The shift from effort-based to design-based leadership requires three commitments. Most leaders resist all three until they have already hit the ceiling and have no choice but to make them.

 

The first is the commitment to process documentation. What the best people in your organization do intuitively, the way your top salesperson handles an objection, the way your best manager runs a coaching conversation, the way your service advisor builds trust in the first two minutes of a customer interaction, needs to be made explicit, written down, and transferable to people who do not yet have that intuition. Undocumented processes live in the heads of individuals and leave the organization when those individuals do. Documented processes live in the organization and compound over time regardless of who joins or who leaves.

 

The second is the commitment to developing people rather than managing activity. Leaders who manage activity build organizations that stop the moment the manager stops watching. Leaders who develop thinking build organizations that continue because the team has internalized the standard and owns it personally rather than complying with it under supervision. That internalization is the difference between a culture that holds and a culture that drifts.

 

The third is the commitment to measuring the right things. Effort-based organizations measure inputs: calls made, hours worked, floor ups taken.
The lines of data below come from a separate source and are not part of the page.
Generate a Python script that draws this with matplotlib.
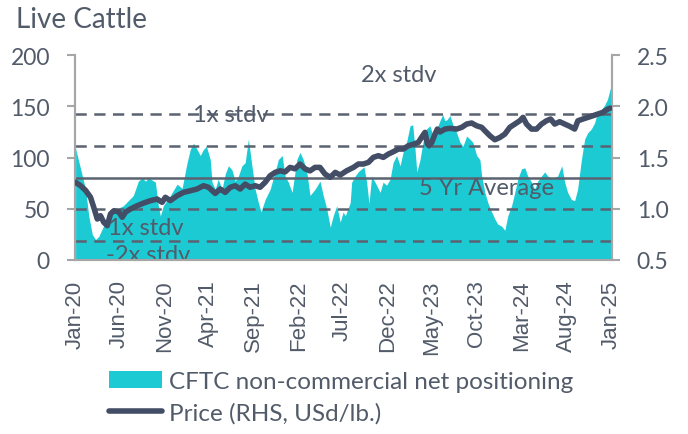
import pandas as pd
import matplotlib.pyplot as plt
import matplotlib.dates as mdates
from matplotlib.patches import Patch
from matplotlib.lines import Line2D

# CFTC non-commercial net positioning (left axis)
pos_dates = ['2020-01-03', '2020-01-20', '2020-02-06', '2020-02-17', '2020-02-29', '2020-03-11',
             '2020-03-22', '2020-04-07', '2020-04-24', '2020-05-11', '2020-05-24', '2020-06-14',
             '2020-07-18', '2020-08-04', '2020-08-17', '2020-08-28', '2020-09-08', '2020-09-20',
             '2020-10-01', '2020-10-11', '2020-10-18', '2020-10-28', '2020-11-21', '2020-12-14',
             '2020-12-31', '2021-01-17', '2021-01-28', '2021-02-08', '2021-02-20', '2021-03-03',
             '2021-03-14', '2021-03-24', '2021-04-06', '2021-04-12', '2021-04-23', '2021-05-03',
             '2021-05-16', '2021-05-27', '2021-06-07', '2021-06-19', '2021-06-30', '2021-07-11',
             '2021-07-23', '2021-08-03', '2021-08-14', '2021-08-26', '2021-09-06', '2021-09-17',
             '2021-09-26', '2021-10-10', '2021-10-27', '2021-11-13', '2021-11-24', '2021-12-07',
             '2021-12-17', '2021-12-28', '2022-01-10', '2022-01-26', '2022-02-06', '2022-02-17',
             '2022-03-01', '2022-03-12', '2022-03-29', '2022-04-15', '2022-04-26', '2022-05-08',
             '2022-05-20', '2022-05-30', '2022-06-11', '2022-06-23', '2022-07-03', '2022-07-10',
             '2022-07-27', '2022-08-01', '2022-08-13', '2022-08-23', '2022-09-04', '2022-09-12',
             '2022-09-21', '2022-09-29', '2022-10-08', '2022-10-25', '2022-11-06', '2022-11-16',
             '2022-11-28', '2022-12-10', '2022-12-20', '2023-01-01', '2023-01-13', '2023-01-23',
             '2023-02-04', '2023-02-16', '2023-02-25', '2023-03-05', '2023-03-11', '2023-03-22',
             '2023-04-01', '2023-04-13', '2023-04-25', '2023-05-05', '2023-05-18', '2023-05-29',
             '2023-06-07', '2023-06-15', '2023-06-22', '2023-07-02', '2023-07-12', '2023-07-25',
             '2023-08-05', '2023-08-15', '2023-08-28', '2023-09-08', '2023-09-18', '2023-10-01',
             '2023-10-12', '2023-10-18', '2023-10-29', '2023-11-08', '2023-11-21', '2023-12-02',
             '2023-12-12', '2023-12-25', '2024-01-05', '2024-01-15', '2024-01-28', '2024-02-08',
             '2024-02-18', '2024-03-02', '2024-03-13', '2024-03-23', '2024-04-05', '2024-04-16',
             '2024-04-26', '2024-05-09', '2024-05-20', '2024-05-30', '2024-06-16', '2024-07-03',
             '2024-07-17', '2024-07-27', '2024-08-06', '2024-08-19', '2024-08-30', '2024-09-09',
             '2024-09-22', '2024-10-03', '2024-10-13', '2024-10-26', '2024-11-06', '2024-11-16',
             '2024-11-29', '2024-12-10', '2024-12-20', '2024-12-29', '2025-01-03']
pos_values = [109, 89, 69, 43, 25, 20,
              23, 33, 43, 47, 50, 53,
              63, 77, 80, 77, 80, 78,
              76, 53, 43, 53, 63, 74,
              70, 95, 108, 114, 108, 102,
              108, 111, 98, 76, 69, 79,
              69, 84, 92, 88, 77, 82,
              92, 95, 118, 92, 69, 56,
              47, 59, 69, 86, 98, 102,
              82, 76, 66, 98, 105, 98,
              86, 63, 69, 77, 63, 50,
              32, 43, 53, 37, 47, 43,
              56, 76, 82, 86, 89, 91,
              76, 55, 82, 73, 66, 76,
              73, 79, 95, 102, 92, 105,
              115, 131, 132, 108, 86, 98,
              115, 128, 131, 121, 128, 136,
              142, 136, 137, 141, 132, 124,
              115, 111, 121, 118, 115, 102,
              98, 82, 66, 56, 47, 40,
              35, 33, 29, 43, 53, 66,
              79, 89, 90, 82, 76, 69,
              77, 82, 86, 82, 79, 82,
              92, 76, 66, 59, 58, 69,
              98, 118, 124, 128, 134, 144,
              147, 151, 157, 167, 170]

# Live cattle price (right axis, USd/lb.)
price_dates = ['2020-01-03', '2020-01-20', '2020-02-06', '2020-02-23', '2020-03-05', '2020-03-17',
               '2020-03-28', '2020-04-08', '2020-04-20', '2020-05-01', '2020-05-12', '2020-05-29',
               '2020-06-10', '2020-06-21', '2020-07-08', '2020-07-31', '2020-08-22', '2020-09-14',
               '2020-10-07', '2020-10-24', '2020-11-04', '2020-11-21', '2020-12-14', '2021-01-05',
               '2021-01-28', '2021-02-20', '2021-03-14', '2021-03-31', '2021-04-23', '2021-05-10',
               '2021-05-27', '2021-06-13', '2021-06-30', '2021-07-17', '2021-08-03', '2021-08-20',
               '2021-09-06', '2021-09-23', '2021-10-10', '2021-10-27', '2021-11-13', '2021-11-30',
               '2021-12-17', '2022-01-03', '2022-01-20', '2022-02-06', '2022-02-23', '2022-03-12',
               '2022-03-29', '2022-04-15', '2022-05-02', '2022-05-20', '2022-06-06', '2022-06-23',
               '2022-07-15', '2022-08-07', '2022-08-24', '2022-09-10', '2022-09-27', '2022-10-14',
               '2022-10-31', '2022-11-17', '2022-12-04', '2022-12-21', '2023-01-07', '2023-01-24',
               '2023-02-10', '2023-02-27', '2023-03-16', '2023-03-31', '2023-04-08', '2023-04-16',
               '2023-04-22', '2023-05-01', '2023-05-12', '2023-05-20', '2023-05-29', '2023-06-15',
               '2023-07-02', '2023-07-25', '2023-08-11', '2023-08-28', '2023-09-14', '2023-10-01',
               '2023-10-18', '2023-10-29', '2023-11-15', '2023-12-02', '2023-12-19', '2024-01-05',
               '2024-01-22', '2024-02-08', '2024-02-25', '2024-03-07', '2024-03-19', '2024-04-05',
               '2024-04-22', '2024-05-09', '2024-05-26', '2024-06-09', '2024-06-23', '2024-07-10',
               '2024-07-27', '2024-08-13', '2024-08-30', '2024-09-10', '2024-09-27', '2024-10-14',
               '2024-10-31', '2024-11-17', '2024-12-04', '2024-12-21', '2024-12-30']
price_values = [1.258, 1.225, 1.180, 1.112, 1.014, 0.900,
                0.932, 0.868, 0.835, 0.950, 0.980, 0.970,
                0.917, 0.967, 0.998, 1.030, 1.056, 1.079,
                1.095, 1.063, 1.112, 1.080, 1.127, 1.160,
                1.176, 1.193, 1.225, 1.210, 1.150, 1.193,
                1.160, 1.209, 1.225, 1.193, 1.241, 1.210,
                1.225, 1.210, 1.258, 1.322, 1.355, 1.371,
                1.360, 1.404, 1.390, 1.437, 1.390, 1.370,
                1.404, 1.404, 1.339, 1.307, 1.355, 1.330,
                1.371, 1.404, 1.437, 1.437, 1.453, 1.502,
                1.518, 1.502, 1.534, 1.557, 1.583, 1.583,
                1.615, 1.630, 1.648, 1.713, 1.746, 1.632,
                1.615, 1.648, 1.729, 1.778, 1.750, 1.778,
                1.785, 1.778, 1.795, 1.827, 1.837, 1.810,
                1.795, 1.762, 1.713, 1.674, 1.696, 1.729,
                1.795, 1.827, 1.859, 1.892, 1.827, 1.778,
                1.778, 1.827, 1.859, 1.876, 1.827, 1.850,
                1.827, 1.805, 1.778, 1.859, 1.876, 1.892,
                1.908, 1.925, 1.941, 1.973, 1.983]

# 5 year average and standard deviation of the positioning
avg_5yr = 80.5
stdv = 31.0
band_mult = [2, 1, -1, -2]

tick_dates = pd.date_range('2020-01-01', '2025-01-01', freq='5MS')

teal = '#1ccad4'
navy = '#434e66'
grey_line = '#5b6270'
text_col = '#525b69'

plt.rcParams['font.family'] = ['Lato', 'DejaVu Sans']

fig = plt.figure(figsize=(6.88, 4.35), dpi=100)
ax = fig.add_axes([0.109, 0.40, 0.780, 0.471])
ax2 = ax.twinx()

pd_x = pd.to_datetime(pos_dates)
pr_x = pd.to_datetime(price_dates)

ax.fill_between(pd_x, 0, pos_values, color=teal, linewidth=0, zorder=1)
ax.axhline(avg_5yr, color=grey_line, linewidth=1.8, zorder=2)
for m in band_mult:
    ax.axhline(avg_5yr + m * stdv, color=grey_line, linewidth=1.8,
               linestyle=(0, (4.5, 3)), zorder=2)

ax2.plot(pr_x, price_values, color=navy, linewidth=4, solid_capstyle='round', zorder=3)

ax.set_xlim(pd_x[0], pd_x[-1])
ax.set_ylim(0, 200)
ax.set_yticks([0, 50, 100, 150, 200])
ax2.set_ylim(0.5, 2.5)
ax2.set_yticks([0.5, 1.0, 1.5, 2.0, 2.5])
ax2.set_yticklabels(['0.5', '1.0', '1.5', '2.0', '2.5'])

ax.set_xticks(tick_dates)
ax.xaxis.set_major_formatter(mdates.DateFormatter('%b-%y'))
for lab in ax.get_xticklabels():
    lab.set_rotation(90)
    lab.set_fontfamily('Liberation Sans')
    lab.set_fontsize(16)
    lab.set_color(text_col)

for a in (ax, ax2):
    for s in a.spines.values():
        s.set_color('#a6a6a6')
        s.set_linewidth(1.5)
    a.spines['top'].set_visible(False)
    a.tick_params(axis='y', colors='#a6a6a6', labelcolor=text_col, labelsize=16.5,
                  length=6, width=1.5, pad=12)
    a.tick_params(axis='x', length=0, pad=14)
ax.set_zorder(1)
ax2.set_zorder(2)
ax2.patch.set_visible(False)
ax.patch.set_visible(False)

# band labels
label_kw = dict(fontsize=17, color=text_col, ha='center', va='center',
                transform=ax.get_yaxis_transform(), clip_on=True)
ax.text(0.291, 142, '1x stdv', **label_kw)
ax.text(0.604, 181, '2x stdv', **label_kw)
ax.text(0.767, 71, '5 Yr Average', **label_kw)
ax.text(0.132, 32, '1x stdv', **label_kw)
ax.text(0.137, 5, '-2x stdv', **label_kw)

fig.text(0.023, 0.955, 'Live Cattle', fontsize=20, color=text_col, ha='left', va='center')

handles = [Patch(facecolor=teal, edgecolor='none'),
           Line2D([0], [0], color=navy, linewidth=4, solid_capstyle='round')]
fig.legend(handles, ['CFTC non-commercial net positioning', 'Price (RHS, USd/lb.)'],
           loc='upper left', bbox_to_anchor=(0.158, 0.145), frameon=False, fontsize=17.5,
           labelcolor=text_col, handlelength=2.2, handletextpad=0.3, labelspacing=0.42,
           borderaxespad=0, borderpad=0)

plt.savefig('out.png', dpi=100)
plt.close()
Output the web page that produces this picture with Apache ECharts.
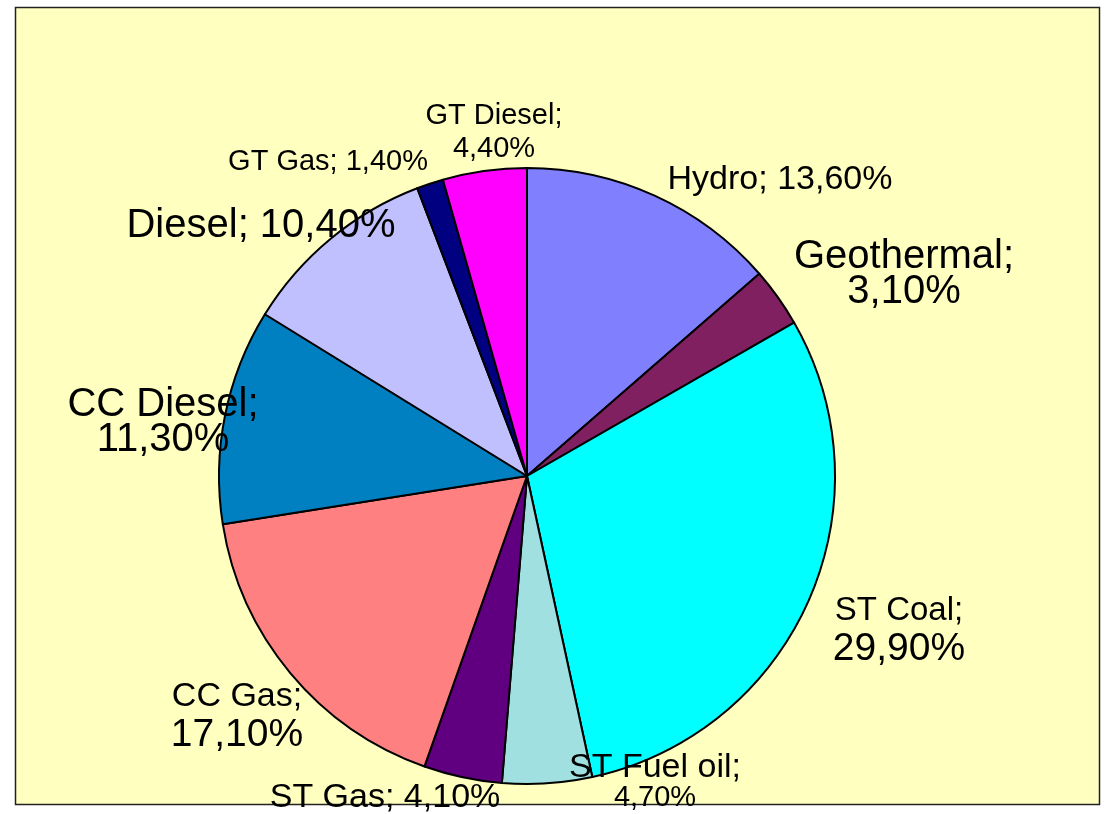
<!DOCTYPE html>
<html>
<head>
<meta charset="utf-8">
<script src="https://cdn.jsdelivr.net/npm/echarts@6/dist/echarts.min.js"></script>
<style>
html,body{margin:0;padding:0;background:#fff;}
#c{width:1104px;height:814px;}
</style>
</head>
<body>
<div id="c"></div>
<script>
// ---- data ----
var categories = ['Hydro', 'Geothermal', 'ST Coal', 'ST Fuel oil', 'ST Gas', 'CC Gas', 'CC Diesel', 'Diesel', 'GT Gas', 'GT Diesel'];
var values = [13.6, 3.1, 29.9, 4.7, 4.1, 17.1, 11.3, 10.4, 1.4, 4.4];

// ---- styles / layout ----
var colors = ['#8080FF', '#802060', '#00FFFF', '#A0E0E0', '#600080', '#FF8080', '#0080C0', '#C0C0FF', '#000080', '#FF00FF'];
// label break between name and value: true = two lines
var twoLine = [false, true, true, true, false, true, true, false, false, true];
// [name font size, value font size, line height]
var labelFont = [[34, 34, 36], [40, 40, 35], [33, 39, 39], [34, 29, 30], [34, 34, 36], [34, 39, 39], [40, 40, 35], [40, 40, 42], [29, 29, 30], [29, 29, 33]];
var labelPos = [[780, 180], [904, 274], [899, 630], [655, 783], [385, 798], [237, 716], [163, 422], [261, 226], [328, 162], [494, 132]];

function fmt(v) {
  return v.toFixed(2).replace('.', ',') + '%';
}

var FONT = 'Liberation Sans, Arial, sans-serif';
var data = categories.map(function (name, i) {
  var f = labelFont[i];
  var text = twoLine[i]
    ? '{a|' + name + ';}\n{b|' + fmt(values[i]) + '}'
    : '{a|' + name + '; ' + fmt(values[i]) + '}';
  return {
    name: name,
    value: values[i],
    itemStyle: { color: colors[i] },
    label: {
      formatter: text,
      rich: {
        a: { fontSize: f[0], lineHeight: f[2], color: '#000', fontFamily: FONT },
        b: { fontSize: f[1], lineHeight: f[2], color: '#000', fontFamily: FONT }
      }
    }
  };
});

var chart = echarts.init(document.getElementById('c'), null, { renderer: 'canvas' });
chart.setOption({
  backgroundColor: '#ffffff',
  animation: false,
  graphic: [{
    type: 'rect',
    z: -10,
    shape: { x: 15.5, y: 7.5, width: 1084, height: 797 },
    style: { fill: '#FFFFC0', stroke: '#222', lineWidth: 1.5 }
  }],
  series: [{
    type: 'pie',
    center: [527, 476],
    radius: [0, 308],
    startAngle: 90,
    clockwise: true,
    avoidLabelOverlap: false,
    itemStyle: { borderColor: '#000', borderWidth: 2 },
    label: {
      show: true,
      position: 'outside',
      color: '#000',
      fontFamily: FONT,
      textBorderWidth: 0
    },
    labelLine: { show: false },
    labelLayout: function (params) {
      var p = labelPos[params.dataIndex];
      return { x: p[0], y: p[1], align: 'center', verticalAlign: 'middle', hideOverlap: false };
    },
    emphasis: { disabled: true },
    data: data
  }]
});
</script>
</body>
</html>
Design-based organizations measure inputs and outputs, but more importantly they measure the quality of the experience being delivered and the habits being practiced daily. These are the leading indicators that reveal where results are heading weeks before the month-end report confirms it. Leaders who track lagging indicators are always reacting. Leaders who track leading indicators are always preparing.

 

Leaders who develop thinking build organizations that continue because the team has internalized the standard and owns it personally rather than complying with it under supervision.

 

Effort built your dealership. It deserves respect for that. But design is what will scale it.

 

The ceiling you are approaching is not a market problem. It is not a competition problem. It is not a staffing problem, a traffic problem, or an inventory problem.

 

It is an architecture problem. And architecture is entirely within your control.